The Minister of Commerce, Industry and Labour, Lautafi Fio Purcell, has admitted that the growing number of public holidays – including ad-hoc holidays – is unfair on the business community and the private sector.
“Of course it is not fair but the Government does not go out of its way to create an unfair environment for our private sector or any one for that matter,” Lautafi told the Sunday Samoan.
“As Minister of Commerce Industry and Labour, my Ministry has noted their concerns and will consider ways to achieve better outcomes for all concerned.”
According to the Minister, they will seek to ensure that a more consultative approach with the Chamber of Commerce will be taken over the issue of ad hoc holidays.
Lautafi was asked for a comment following a recent letter written to the Prime Minister Tuilaepa Sa’ilele Malielegaoi from the Chamber of Commerce. The letter expresses the Chamber’s concerns about the sudden and unplanned removal of a trading day tomorrow, Monday, which puts businesses in the position of facing “severe cash flow challenges.”
In a response to questions from the Sunday Samoan, Lautafi explained that this year the traditional two-day commemoration of Independence Day fell on a weekend and therefore the holiday was put forward to the next working day.
“In the last three years between 2015 to 2017, we have celebrated Independence over two days,” he said.
“One day for celebrations and the day after as a public holiday (1st and 2nd of June). However for 2018, the 2nd of June falls on a Saturday so the public holiday is put forward to the next working day which is Monday 4th. I would’ve thought our private sector would have planned for the two days of celebrations as we had done so in recent years and didn’t need to be told.”
The letter from the Chamber of Commerce also pointed out that after assessing M.C.I.L’s published holidays, they have noted that so far this year there are three additional public holidays that were not included in the list and they would appreciate a “no surprises approach that embraces both time notifications so that as necessary, plans might be made”.
Lautafi addressed that concern by explaining that some events are not within the Governments control.
“There are times where the Government allocates public holidays for specific events that were unplanned for at the beginning of the year.
“Unfortunately the Government sometimes doesn’t always control these events (e.g State funerals, special national recognition of achievements in sports or likewise, a statutory holiday that falls on the weekend and is put forward to the next working day etc), which means sometimes we end up with an additional public holiday.”

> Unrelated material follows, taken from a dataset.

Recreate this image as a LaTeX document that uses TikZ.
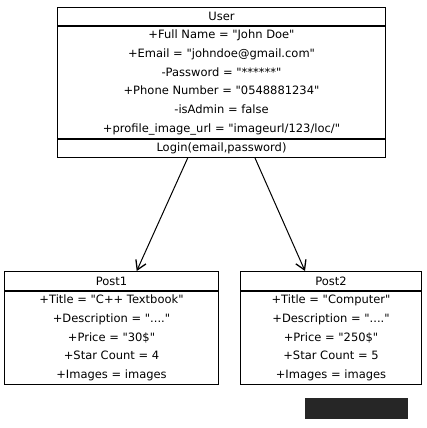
\documentclass[tikz,border=0pt]{standalone}
\usepackage{fontspec}
\setmainfont{DejaVu Sans}[Ligatures=TeXOff]
\usetikzlibrary{positioning,arrows.meta}
\begin{document}
\begin{tikzpicture}[x=1pt,y=-1pt,line width=1pt,
font=\fontsize{11.5}{18.7}\selectfont,
hd/.style={draw,rectangle,inner sep=0pt,minimum height=18pt,text=black},
bd/.style={draw,rectangle,inner sep=0pt,align=center,text=black},
arr/.style={-{Straight Barb[length=9pt,width=11pt,line width=1.3pt]}}]
\useasboundingbox (0,0) rectangle (426,428);
% user class
\node[hd,minimum width=328pt,anchor=north west] (user) at (57,7) {User};
\node[bd,minimum width=328pt,minimum height=112pt,below=0pt of user] (userattr)
  {+Full Name = "John Doe"\\
   +Email = "johndoe@gmail.com"\\
   -Password = "******"\\
   +Phone Number = "0548881234"\\
   -isAdmin = false\\
   +profile\_image\_url = "imageurl/123/loc/"};
\node[hd,minimum width=328pt,below=0pt of userattr] (userop) {Login(email,password)};
% posts
\node[hd,minimum width=214pt,minimum height=19pt,anchor=north west] (post1) at (4,271) {Post1};
\node[bd,minimum width=214pt,minimum height=93pt,below=0pt of post1] (post1attr)
  {+Title = "C++ Textbook"\\
   +Description = "...."\\
   +Price = "30\$"\\
   +Star Count = 4\\
   +Images = images};
\node[hd,minimum width=181pt,minimum height=19pt,anchor=north west] (post2) at (240,271) {Post2};
\node[bd,minimum width=181pt,minimum height=93pt,below=0pt of post2] (post2attr)
  {+Title = "Computer"\\
   +Description = "...."\\
   +Price = "250\$"\\
   +Star Count = 5\\
   +Images = images};
\draw[arr] ([xshift=130.7pt]userop.south west) -- ([xshift=132.7pt]post1.north west);
\draw[arr] ([xshift=198pt]userop.south west) -- ([xshift=65pt]post2.north west);
\fill[black!85] (305,398) rectangle (408,419);
\end{tikzpicture}
\end{document}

Asked whether it was fair to the business community to be given short notice regarding the addition of unplanned holidays to the national calendar, Lautafi replied: “The Government values the input of the private sector and will look at ways to improve the relationship to ensure a more consultative relationship is in place.”
On a much broader issue, the members of the Chamber of Commerce appealed to the Government to take a more consultative approach in decisions that will affect the private sector.
Asked for his position over the apparent absence of consultation between the Government and the private sector, Lautafi acknowledged the Chambers concerns and maintained that the Government aims to improve relations between the two sectors.
“It is always favorable to have a consultative approach amongst Government and its partners in matters that affect either party that is what this Government wants and strives to achieve and maintain.
“The concerns by the Chamber of Commerce have been noted and Government will strive to ensure that wherever possible, more consultation is carried out in future on any new additional public holidays other than the normal holidays that are in the annual calendar of which there are 11.”